Power for the ETCS is provided by 22% efficient GaAs solar cells covering the 0.38 m2 frontal area of the ETCS with a packing efficiency of 88%. This solar array provides the minimum 37 W for the ETCS systems in a 500 W/m2 solar flux. As the ETCS approaches Earth, the solar flux will exceed 500 W/m2, so excess power will be shunted.

Propulsion for the ETCS is provided by eight 0.9 N Olin MR-103c monopropellant hydrazine thrusters. The MR-103c is widely used in communications satellite applications. Hydrazine is stored in two titanium tanks and is supplied to the thrusters by a blow down system. Attitude control and navigation is assisted by a star tracker, sun sensors, and the Interferometric Fiber Optic Gyro and Inertial Measuring Unit (IFOG/IMU). The ETCS contains a computer, transponder, and an antenna in order to maintain contact with Earth.

Mars Transfer Cruise Stage (MTCS)

During launch from Earth, the MTCS (Fig. 20) serves as the mating adapter between the MLV and the upper stage of the Delta II. During transfer, the MTCS performs tasks similar to those performed by the ETCS. The MTCS must provide 130 m/s of course correction and attitude control DV, provide navigation and communication with Earth, and provide power for MTCS and MLV systems en route to Mars.
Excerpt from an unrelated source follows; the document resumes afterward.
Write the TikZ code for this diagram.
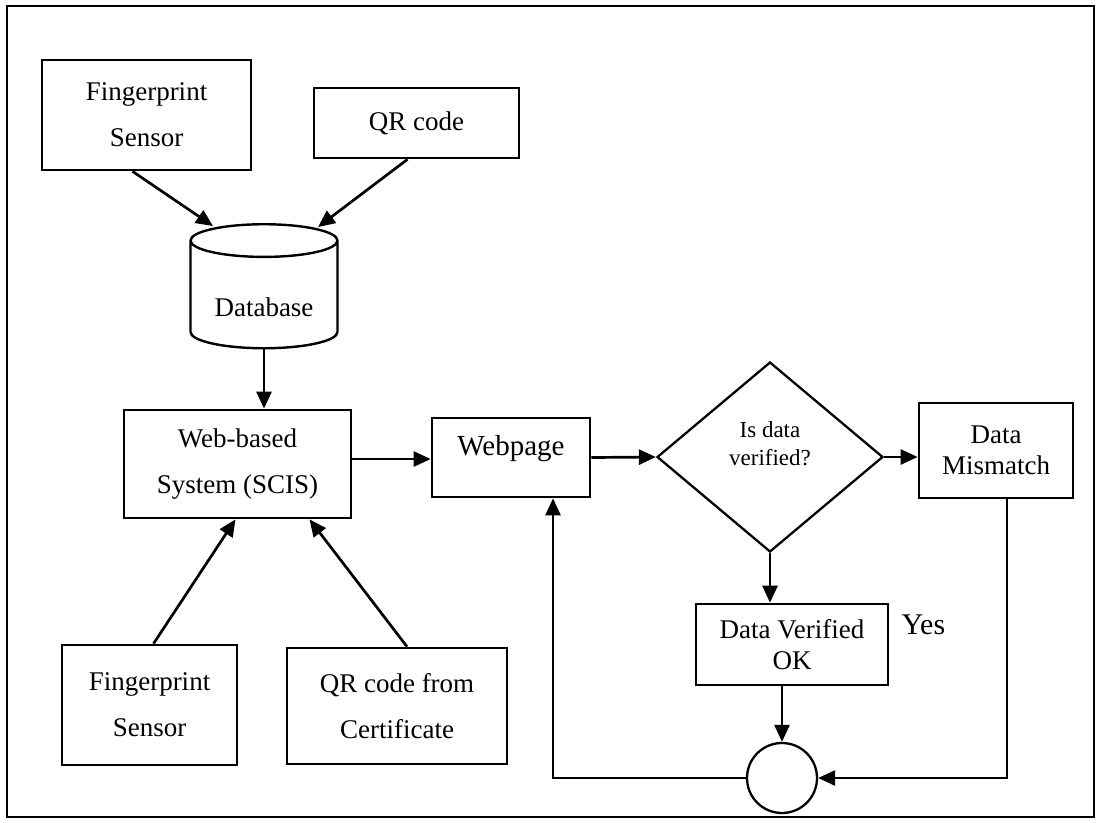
\documentclass[tikz,border=0pt]{standalone}
\usepackage{fontspec}
\setmainfont{Liberation Serif}
\usetikzlibrary{arrows.meta,positioning,shapes.geometric}

\begin{document}
\begin{tikzpicture}[x=1pt,y=-1pt,
  box/.style={draw,line width=2.7pt,align=center,inner sep=0pt,
              font=\fontsize{27}{46}\selectfont},
  tight/.style={box,font=\fontsize{27}{31}\selectfont},
  dbase/.style={draw,line width=2.4pt,cylinder,shape border rotate=90,aspect=0.33,
                inner sep=0pt,minimum width=147pt,minimum height=124pt,
                font=\fontsize{27}{31}\selectfont},
  decision/.style={draw,diamond,line width=2.3pt,inner sep=0pt,aspect=1.19,
                   minimum width=226pt,minimum height=190pt,align=center,
                   font=\fontsize{23}{28}\selectfont},
  joint/.style={draw,circle,line width=2.3pt,minimum size=70pt,inner sep=0pt},
  arrow/.style={-{Triangle[length=17pt,width=15pt]},line width=2.7pt},
  link/.style={line width=2.7pt}
]
\useasboundingbox (0,0) rectangle (1102,822);
\draw[line width=2.3pt] (7,6) rectangle (1094,817);

% Enrolment side.
\node[box,minimum width=209pt,minimum height=110pt] (fpa) at (146.5,115)
  {Fingerprint\\Sensor};
\node[box,minimum width=205pt,minimum height=70pt] (qra) at (416.5,123)
  {QR code};
\node[dbase,text height=42pt,text depth=0pt] (db) at (264,295) {Database};
\node[box,minimum width=227pt,minimum height=108pt] (web) at (237.5,464)
  {Web-based\\System (SCIS)};

% Verification side.
\node[box,minimum width=175pt,minimum height=120pt] (fpb) at (149.5,705)
  {Fingerprint\\Sensor};
\node[box,minimum width=220pt,minimum height=116pt] (qrb) at (397,706)
  {QR code from\\Certificate};
\node[box,minimum width=158pt,minimum height=79pt,text height=18pt,
      text depth=23pt,font=\fontsize{29}{31}\selectfont] (page) at (511,457.5)
  {Webpage};
\node[decision] (check) at (770,457) {Is data\\verified?\\[-2pt]};
\node[tight,minimum width=154pt,minimum height=95pt] (mismatch) at (996,450.5)
  {Data\\Mismatch};
\node[tight,minimum width=192pt,minimum height=81pt] (ok) at (792,644.5)
  {Data Verified\\OK};
\node[font=\fontsize{30}{30}\selectfont,anchor=west] (yes) at (898,625) {Yes};
\node[joint] (merge) at (782,778) {};

% Connectors.
\draw[arrow] ([xshift=-14pt]fpa.south) -- ([xshift=-51pt,yshift=-3pt]db.north);
\draw[arrow] ([xshift=-9pt]qra.south) -- ([xshift=54pt,yshift=-4pt]db.north);
\draw[arrow] (db.south) -- (db.south |- web.north);
\draw[arrow] ([xshift=4pt]fpb.north) -- ([xshift=-2pt]web.south);
\draw[arrow] ([xshift=10pt]qrb.north) -- ([xshift=72pt]web.south);
\draw[arrow] ([yshift=5pt]web.east) -- ([yshift=5pt]web.east -| page.west);
\draw[arrow] (page.east) -- (check.west);
\draw[arrow] (check.east) -- (check.east -| mismatch.west);
\draw[arrow] (check.south) -- (check.south |- ok.north);
\draw[arrow] (merge.north |- ok.south) -- (merge.north);
\draw[arrow] ([xshift=11pt]mismatch.south) |- (merge.east);
\draw[arrow] (merge.west) -| ([xshift=42pt]page.south);
\end{tikzpicture}
\end{document}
The MTCS is constructed out of a 2.8 m diameter, 1 cm thick graphite epoxy and Nomex honeycomb panel. The MLV aerobrake sits in the MLV support frame which joins the MLV to the upper stage of the Delta II. Straps that are connected by explosive bolts to the structural ring on the back shell hold the MLV down into the MLV support frame. RCS propulsion is provided by a monopropellant blow down system similar to that of the ETCS. However, the MTCS uses 4.4 N Olin MR-111 thrusters. Navigation and communications are facilitated by a transponder, antenna, sun sensors, and a star tracker located on the MTCS. The computer and IFOG/IMU on the ETCS are used by the MTCS to reduce mass. The power of 120 W required by the MTCS is provided by 1.2 m2 of solar panel on the front side of the MTCS.